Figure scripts
------

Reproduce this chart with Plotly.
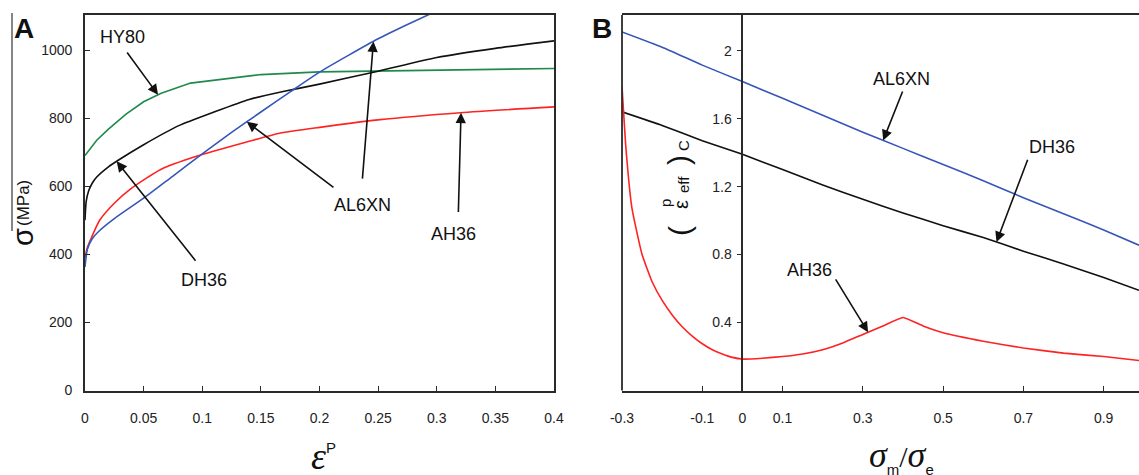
import numpy as np
import plotly.graph_objects as go

W, H = 1139, 475

# ---- Panel A: flow stress vs. plastic strain ----
eps_hy80 = [0, 0.01, 0.02, 0.035, 0.05, 0.065, 0.09, 0.15, 0.2, 0.3, 0.4]
sig_hy80 = [690, 735, 768, 812, 848, 873, 903, 928, 936, 942, 946]

eps_dh36 = [0, 0.001, 0.003, 0.006, 0.01, 0.02, 0.03, 0.05, 0.08, 0.11, 0.14,
            0.17, 0.2, 0.25, 0.3, 0.35, 0.4]
sig_dh36 = [500, 555, 585, 608, 627, 657, 680, 722, 778, 818, 855,
            879, 900, 938, 978, 1005, 1027]

eps_ah36 = [0, 0.002, 0.005, 0.0125, 0.025, 0.04, 0.065, 0.095, 0.14, 0.165,
            0.2, 0.25, 0.32, 0.4]
sig_ah36 = [390, 420, 445, 500, 550, 595, 650, 688, 732, 755,
            773, 795, 816, 833]

eps_al6xn = [0, 0.002, 0.006, 0.0125, 0.025, 0.05, 0.075, 0.1, 0.125, 0.15,
             0.175, 0.2, 0.225, 0.25, 0.275, 0.3]
sig_al6xn = [363, 415, 445, 470, 505, 565, 630, 695, 758, 818,
             877, 935, 985, 1033, 1075, 1115]

xticks_a = [0, 0.05, 0.1, 0.15, 0.2, 0.25, 0.3, 0.35, 0.4]
xticktext_a = ["0", "0.05", "0.1", "0.15", "0.2", "0.25", "0.3", "0.35", "0.4"]
yticks_a = [0, 200, 400, 600, 800, 1000]

# ---- Panel B: critical effective plastic strain vs. triaxiality ----
m_lin = [-0.3, -0.2, -0.1, 0, 0.1, 0.2, 0.3, 0.4, 0.5, 0.6, 0.7, 0.8, 0.9, 0.988]
v_al6xn = [2.11, 2.02, 1.915, 1.818, 1.72, 1.62, 1.52, 1.425, 1.33, 1.235,
           1.135, 1.04, 0.945, 0.855]
v_dh36 = [1.64, 1.56, 1.47, 1.39, 1.30, 1.21, 1.125, 1.045, 0.97, 0.90,
          0.82, 0.745, 0.665, 0.59]

m_ah36 = [-0.3, -0.29, -0.275, -0.25, -0.225, -0.2, -0.175, -0.15, -0.125,
          -0.1, -0.075, -0.05, -0.025, 0, 0.05, 0.1, 0.15, 0.2, 0.25, 0.3,
          0.35, 0.4, 0.45, 0.5, 0.6, 0.7, 0.8, 0.9, 0.988]
v_ah36 = [1.79, 1.42, 1.07, 0.80, 0.64, 0.53, 0.445, 0.375, 0.32,
          0.275, 0.24, 0.215, 0.195, 0.185, 0.19, 0.2, 0.215, 0.24, 0.28, 0.33,
          0.38, 0.43, 0.38, 0.34, 0.29, 0.25, 0.22, 0.2, 0.177]

xticks_b = [-0.3, -0.1, 0, 0.1, 0.3, 0.5, 0.7, 0.9]
xticktext_b = ["-0.3", "-0.1", "0", "0.1", "0.3", "0.5", "0.7", "0.9"]
yticks_b = [0.4, 0.8, 1.2, 1.6, 2.0]
yticktext_b = ["0.4", "0.8", "1.2", "1.6", "2"]

GREEN = "#1f8a4c"
BLUE = "#3656b8"
RED = "#ff2222"
BLACK = "#111111"
AXIS = "#2a2a2a"
FONT = "Liberation Sans, Arial, sans-serif"
SERIF = "Liberation Serif, Times New Roman, serif"

# plot areas in pixels
A_L, A_R, TOP, BOT = 85, 554, 15, 390.5
B_L, B_R = 622, W
xr_b = [-0.3, 0.988]
yr_a = [0, 1103]
yr_b = [0, 2.21]


def px(x):
    return x / W


def py(y):
    return 1 - y / H


fig = go.Figure()

lw = 1.6
for e, s, c, shape in [(eps_hy80, sig_hy80, GREEN, "linear"),
                       (eps_dh36, sig_dh36, BLACK, "spline"),
                       (eps_ah36, sig_ah36, RED, "spline"),
                       (eps_al6xn, sig_al6xn, BLUE, "spline")]:
    fig.add_trace(go.Scatter(x=e, y=s, mode="lines",
                             line=dict(color=c, width=lw, shape=shape,
                                       smoothing=0.6),
                             xaxis="x", yaxis="y", showlegend=False,
                             hoverinfo="skip"))

for m, v, c in [(m_lin, v_al6xn, BLUE), (m_lin, v_dh36, BLACK),
                (m_ah36, v_ah36, RED)]:
    fig.add_trace(go.Scatter(x=m, y=v, mode="lines",
                             line=dict(color=c, width=lw, shape="spline",
                                       smoothing=0.4),
                             xaxis="x2", yaxis="y2", showlegend=False,
                             hoverinfo="skip"))

tickfont = dict(family=FONT, size=14, color="#222")
b_zero = B_L + (0 - xr_b[0]) / (xr_b[1] - xr_b[0]) * (B_R - B_L)

common = dict(showgrid=False, zeroline=False, automargin=False,
              tickfont=tickfont, tickcolor=AXIS, tickwidth=1.3, ticklen=5,
              showline=True, linecolor=AXIS, linewidth=1.8)

fig.update_layout(
    width=W, height=H, margin=dict(l=0, r=0, t=0, b=0, autoexpand=False),
    paper_bgcolor="white", plot_bgcolor="white",
    xaxis=dict(domain=[px(A_L), px(A_R)], range=[0, 0.4], anchor="y",
               tickvals=xticks_a, ticktext=xticktext_a, ticks="inside",
               mirror=True, ticklabelstandoff=14, **common),
    yaxis=dict(domain=[py(BOT), py(TOP)], range=yr_a, anchor="x",
               tickvals=yticks_a, ticks="inside", mirror=True,
               ticklabelstandoff=8, **common),
    xaxis2=dict(domain=[px(B_L), px(B_R)], range=xr_b, anchor="y2",
                tickvals=xticks_b, ticktext=xticktext_b, ticks="inside",
                mirror=True, ticklabelstandoff=14, **common),
    yaxis2=dict(domain=[py(BOT), py(TOP)], range=yr_b, anchor="free",
                position=px(b_zero), tickvals=yticks_b, ticktext=yticktext_b,
                ticks="outside", ticklabelstandoff=2, **common),
)

# left border of panel B
fig.add_shape(type="line", xref="x2 domain", yref="y2 domain", x0=0, x1=0,
              y0=0, y1=1, line=dict(color=AXIS, width=1.8))
# overbar of the stress symbol
fig.add_shape(type="line", xref="paper", yref="paper", x0=px(12), x1=px(12),
              y0=py(13), y1=py(231), line=dict(color="#333", width=1.2))

ann = []


def label(x, y, text, size=18, xref="x", yref="y", **kw):
    d = dict(x=x, y=y, xref=xref, yref=yref, text=text, showarrow=False,
             font=dict(family=kw.pop("family", FONT), size=size,
                       color=kw.pop("color", "#111")),
             xanchor="center", yanchor="middle")
    d.update(kw)
    ann.append(d)


def arrow(xs, ys, xt, yt, xa="x", ya="y"):
    """Callout arrow from a tail point to a tip point on a curve."""
    ann.append(dict(x=xt, y=yt, xref=xa, yref=ya, ax=xs, ay=ys, axref=xa,
                    ayref=ya, text="", showarrow=True, arrowhead=2,
                    arrowsize=1.3, arrowwidth=1.6, arrowcolor="#111",
                    standoff=0))


# panel A callouts
label(0.0316, 1038, "HY80")
arrow(0.035, 997, 0.0623, np.interp(0.0623, eps_hy80, sig_hy80))
label(0.1015, 326, "DH36")
arrow(0.0953, 377, 0.027, np.interp(0.027, eps_dh36, sig_dh36))
label(0.237, 544, "AL6XN")
arrow(0.2365, 618, 0.246, np.interp(0.246, eps_al6xn, sig_al6xn))
arrow(0.2132, 593, 0.138, np.interp(0.138, eps_al6xn, sig_al6xn))
label(0.3147, 459, "AH36")
arrow(0.3184, 520, 0.3207, np.interp(0.3207, eps_ah36, sig_ah36))

# panel B callouts
label(0.397, 1.833, "AL6XN", xref="x2", yref="y2")
arrow(0.4005, 1.769, 0.3506, np.interp(0.3506, m_lin, v_al6xn), "x2", "y2")
label(0.771, 1.434, "DH36", xref="x2", yref="y2")
arrow(0.712, 1.367, 0.633, np.interp(0.633, m_lin, v_dh36), "x2", "y2")
label(0.168, 0.71, "AH36", xref="x2", yref="y2")
arrow(0.230, 0.663, 0.313, np.interp(0.313, m_ah36, v_ah36), "x2", "y2")

# panel letters
label(px(24), py(29), "<b>A</b>", size=28, xref="paper", yref="paper")
label(px(602), py(28), "<b>B</b>", size=28, xref="paper", yref="paper")

# panel A axis titles
label(px(23), py(237), "σ", size=29, xref="paper", yref="paper", textangle=-90)
label(px(23), py(203), "(MPa)", size=17, xref="paper", yref="paper",
      textangle=-90)
SUB = '<span style="font-family:Liberation Sans;font-size:15px">{}</span>'
label(px(323), py(456), "<i>ε</i><sup>" + SUB.format("P") + "</sup>",
      size=38, xref="paper", yref="paper", family=SERIF)

# panel B axis titles
label(px(901), py(456),
      "<i>σ</i><sub>" + SUB.format("m") + "</sub>"
      + '<span style="font-size:30px">/</span>'
      + "<i>σ</i><sub>" + SUB.format("e") + "</sub>",
      size=36, xref="paper", yref="paper", family=SERIF)

label(px(679), py(231), "(", size=30, xref="paper", yref="paper", textangle=-90)
label(px(681), py(205), "ε", size=20, xref="paper", yref="paper", textangle=-90)
label(px(665), py(203), "p", size=15, xref="paper", yref="paper", textangle=-90)
label(px(683), py(185), "eff", size=15, xref="paper", yref="paper",
      textangle=-90)
label(px(679), py(160), ")", size=30, xref="paper", yref="paper", textangle=-90)
label(px(684), py(146), "C", size=15, xref="paper", yref="paper", textangle=-90)

fig.update_layout(annotations=ann)
fig.write_html("out.html")
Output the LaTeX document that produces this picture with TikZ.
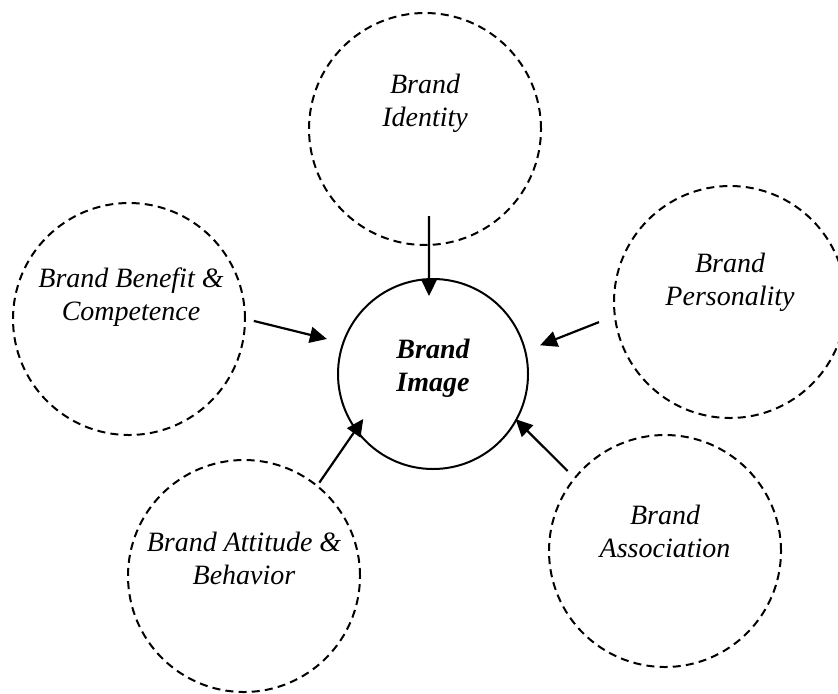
\documentclass[tikz,border=0pt]{standalone}
\usepackage{fontspec}
\setmainfont{Liberation Serif}
\usepackage{tikz}
\usetikzlibrary{arrows.meta}

\begin{document}
\begin{tikzpicture}[x=25pt, y=25pt,
    satellite/.style={circle, draw, line width=1pt, dash pattern=on 4pt off 2.6pt, minimum size=116pt, inner sep=0pt},
    core/.style={circle, draw, line width=1pt, minimum size=95pt, inner sep=0pt},
    caption/.style={align=center, font=\fontsize{14}{16.5}\selectfont\itshape},
    corecaption/.style={align=center, font=\fontsize{14}{16.5}\selectfont\bfseries\itshape},
    arr/.style={line width=1.1pt, -{Triangle[length=8.5pt,width=8pt]}}]
    \useasboundingbox (0,0) rectangle (16.76,13.86);

    % Centre
    \node[core, label={[corecaption, yshift=3pt]center:Brand\\Image}] (img) at (8.66,6.38) {};

    % Dimensions
    \node[satellite, label={[caption, yshift=13pt]center:Brand\\Identity}] (ident) at (8.50,11.28) {};
    \node[satellite, label={[caption, yshift=11pt, xshift=1pt]center:Brand Benefit \&\\Competence}] (ben) at (2.58,7.48) {};
    \node[satellite, label={[caption, yshift=10pt]center:Brand\\Personality}] (pers) at (14.60,7.82) {};
    \node[satellite, label={[caption, yshift=9pt]center:Brand Attitude \&\\Behavior}] (att) at (4.88,2.34) {};
    \node[satellite, label={[caption, yshift=10pt]center:Brand\\Association}] (assoc) at (13.30,2.84) {};

    % Fleches
    \draw[arr, shorten <=-15pt, shorten >=-9pt] ([xshift=2pt]ident.south) -- ([xshift=-2pt]img.north);
    \draw[arr, shorten <=4pt, shorten >=7.9pt] (ben.east) -- (img.161);
    \draw[arr, shorten <=8pt, shorten >=7.5pt] (pers.187) -- (img.14);
    \draw[arr, shorten <=1.5pt, shorten >=-7pt] (att.51) -- (img.216);
    \draw[arr, shorten <=4.5pt, shorten >=-1pt] (assoc.141) -- (img.-29);
\end{tikzpicture}
\end{document}
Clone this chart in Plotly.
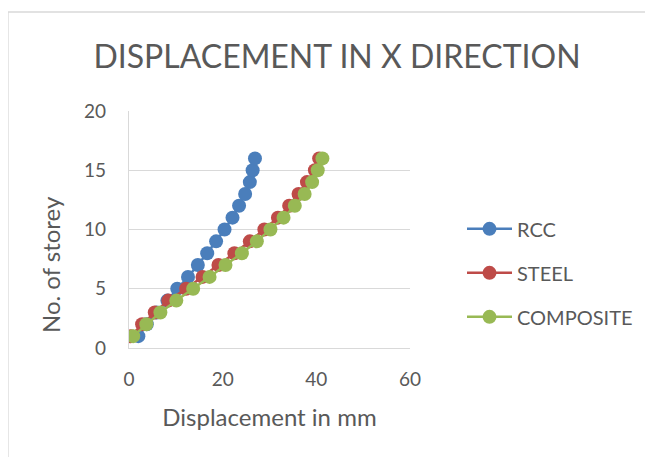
import plotly.graph_objects as go

storeys = list(range(1, 17))
rcc = [2.0, 3.8, 5.9, 8.2, 10.3, 12.6, 14.7, 16.7, 18.6, 20.4, 22.1, 23.5, 24.8, 25.8, 26.4, 26.9]
steel = [0.4, 2.8, 5.5, 8.4, 12.2, 15.7, 19.1, 22.5, 25.8, 28.9, 31.8, 34.2, 36.2, 38.0, 39.7, 40.6]
composite = [0.9, 3.7, 6.7, 10.1, 13.7, 17.2, 20.6, 24.1, 27.3, 30.2, 33.0, 35.4, 37.5, 39.1, 40.3, 41.3]
series_names = ["RCC", "STEEL", "COMPOSITE"]
colors = ["#4a7ebb", "#be4b48", "#98b954"]

FONT = "Lato"
TXT = "#595959"

fig = go.Figure()
for name, vals, col in zip(series_names, [rcc, steel, composite], colors):
    fig.add_trace(go.Scatter(
        x=vals, y=storeys, name=name, mode="lines+markers",
        line=dict(color=col, width=2.5),
        marker=dict(color=col, size=14),
        legendgroup=name,
    ))

# page body adds an 8px offset; work in figure coords = screen - 8
OFF = 8
W, H = 653 - OFF, 457 - OFF
L, R, T, B = 129 - OFF, 410 - OFF, 111 - OFF, 348 - OFF
pw, ph = R - L, B - T

fig.update_layout(
    width=W, height=H,
    margin=dict(l=L, r=W - R, t=T, b=H - B, pad=0, autoexpand=False),
    paper_bgcolor="white", plot_bgcolor="white",
    font=dict(family=FONT, color=TXT),
    title=dict(text="DISPLACEMENT IN X DIRECTION", x=(337 - OFF) / W, xanchor="center",
               y=1 - (57 - OFF) / H, yanchor="middle",
               font=dict(family=FONT, size=32, color=TXT)),
    xaxis=dict(range=[0, 60], tickvals=[0, 20, 40, 60], showgrid=False, automargin=False,
               showline=True, linecolor="#d9d9d9", linewidth=1.3, zeroline=False,
               tickfont=dict(size=19, color=TXT), ticklabelstandoff=14,
               title=dict(text="Displacement in mm", font=dict(size=24, color=TXT), standoff=20)),
    yaxis=dict(range=[0, 20], tickvals=[0, 5, 10, 15, 20], showgrid=True, automargin=False,
               gridcolor="#d9d9d9", gridwidth=1.3,
               showline=True, linecolor="#d9d9d9", linewidth=1.3, zeroline=False,
               tickfont=dict(size=19, color=TXT), ticklabelstandoff=18),
    legend=dict(x=(454 - 121) / pw, xanchor="left", y=0.585, yanchor="top",
                font=dict(size=20, color=TXT), tracegroupgap=15,
                bgcolor="rgba(0,0,0,0)", itemwidth=45),
    annotations=[dict(text="No. of storey", textangle=-90, showarrow=False,
                      xref="paper", yref="paper",
                      x=(50 - OFF - L) / pw, y=(B - (265 - OFF)) / ph,
                      xanchor="center", yanchor="middle",
                      font=dict(size=24, color=TXT, family=FONT))],
    shapes=[dict(type="rect", xref="paper", yref="paper",
                 x0=(8 - OFF - L) / pw, x1=(700 - L) / pw,
                 y0=(B - 500) / ph, y1=(B - (12 - OFF)) / ph,
                 line=dict(color="#d9d9d9", width=1.3), fillcolor="rgba(0,0,0,0)", layer="below")],
)

fig.write_html("out.html")
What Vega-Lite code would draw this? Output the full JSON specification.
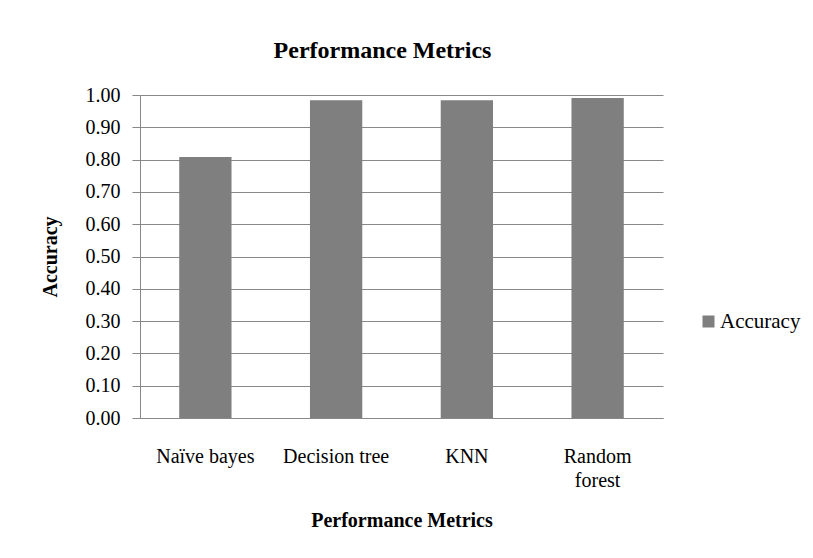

------

EXERCISE GOAL — Give again, word for word, every line from the top of the data through the line with "879, 900, 938, 978, 1005, 1027]", both ends included, and exclude the pictures.

WRITTEN ANSWER —
Reproduce this chart with Plotly.
import numpy as np
import plotly.graph_objects as go

W, H = 1139, 475

# ---- Panel A: flow stress vs. plastic strain ----
eps_hy80 = [0, 0.01, 0.02, 0.035, 0.05, 0.065, 0.09, 0.15, 0.2, 0.3, 0.4]
sig_hy80 = [690, 735, 768, 812, 848, 873, 903, 928, 936, 942, 946]

eps_dh36 = [0, 0.001, 0.003, 0.006, 0.01, 0.02, 0.03, 0.05, 0.08, 0.11, 0.14,
            0.17, 0.2, 0.25, 0.3, 0.35, 0.4]
sig_dh36 = [500, 555, 585, 608, 627, 657, 680, 722, 778, 818, 855,
            879, 900, 938, 978, 1005, 1027]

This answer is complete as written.